Black Cool is much more complex than it appears and deserves to be read with a more nuanced eye as it manifests in various ways. Instead of seeing just sagging pants, for example, I want people to see Black people using whatever meager means they have -- in this case, in prison -- to express themselves creatively, and this is fundamentally a statement of their humanity in the face of a system that seeks to destroy any shred of dignity and individuality they have.

This is not to say that the mainstreaming of "prison aesthetic" is desirable or even acceptable, but it is to say there is more to it than meets the eye, and that instinct should be seen for what it is before it is pathologized and summarily dismissed.

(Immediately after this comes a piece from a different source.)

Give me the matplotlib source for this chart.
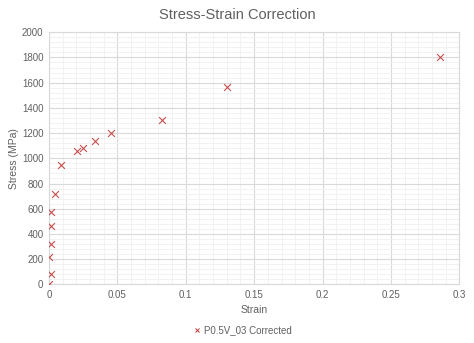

Further, in the context of a post-racial narrative, Blackness still has an important and very real place that should not be erased, ignored, degraded, or assimilated without explicit credit and/or remuneration. Quite the opposite: it should be built upon, included, and utilized by the progenitors of it: the keepers of the Cool.

How do you define your own Cool?

I don't know if you can self-define your Cool, because that takes away from it somehow, injects arrogance in a realm where humility reigns.

But after discussing the book at Albany State University in Georgia a few nights ago, a student in the audience asked if I thought I was Cool. I turned the question back on him. Do you think I'm Cool, and why? His, and the answers of the other students were beautiful and instructive. They said Yes! Because I have the courage to speak out with confidence, because my smile suggested openness to connecting with them as a community, and because I seemed so "real" and authentic. One woman said she thought I was Cool because I was so calm.

That said, anyone who follows my work knows that I certainly engage audacity, authenticity, and relative calm under fire. I always try to do the right thing. Intellectual engagement is woven into every fiber of my being. And, of course, I like nothing more than to rock the incredible work of my favorite designers -- aesthetic beauty and personal style, put together in my own, unique way -- feeds my spirit.

What do you most want people to take away from this collection?

I want people to rediscover parts of themselves they forgot they had; to find their own Cool. I want them to acquire another lens through which to see a people and a culture. I want them to emerge from the book renewed and refreshed: Cool.